5.13 Inspection of Books and Records
The Board of Directors shall have power from time to time to determine to what extent and at what times and places and under what conditions and regulations the accounts and books of the corporation, or any of them, shall be open to the inspection of the stockholders; and no stockholder shall have any right to inspect any account or book or document of the corporation, except as conferred by the laws of the State of Delaware, unless and until authorized so to do by resolution of the Board of Directors or of the stockholders of the corporation.
5.14 Section Headings
Section headings in these By-laws are for convenience of reference only and shall not be given any substantive effect in limiting or otherwise construing any provision herein.
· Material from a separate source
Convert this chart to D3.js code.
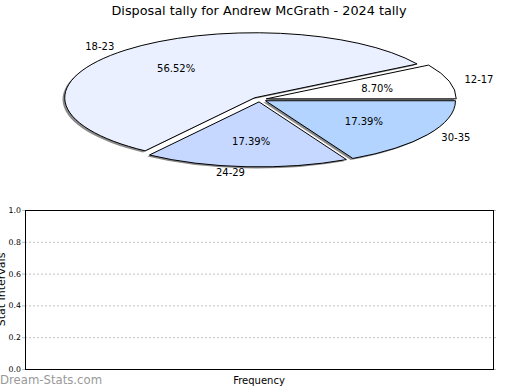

5.15 Inconsistent Provisions
In the event that any provision of these By-laws is or becomes inconsistent with any provision of the Restated Certificate of Incorporation, the General Corporation Law of the State of Delaware or any other applicable law, the provision of these By-laws shall not be given any effect to the extent of such inconsistency but shall otherwise be given full force and effect.
ARTICLE VI - Amendments
6.1 By the Board of Directors
These By-Laws may be altered, amended or repealed or new By-Laws may be adopted by the affirmative vote of a majority of the directors present at any regular or special meeting of the Board of Directors at which a quorum is present.
6.2 By the Stockholders
Notwithstanding any other provision of law, the Certificate of Incorporation or these By-Laws, and notwithstanding the fact that a lesser percentage may be specified by law, the affirmative vote of the holders of at least eighty percent (80%) of the shares of the capital stock of the corporation issued and outstanding and entitled to vote shall be required to alter, amend or repeal Sections 1.4, 1.11, 1.12, 1.13 and 2.14 of these By-Laws or to adopt new By-Laws containing provisions inconsistent with such Sections. All other Sections of these By-Laws may be adopted, amended or repealed by vote of a majority of the voting power of the stock outstanding and entitled to vote.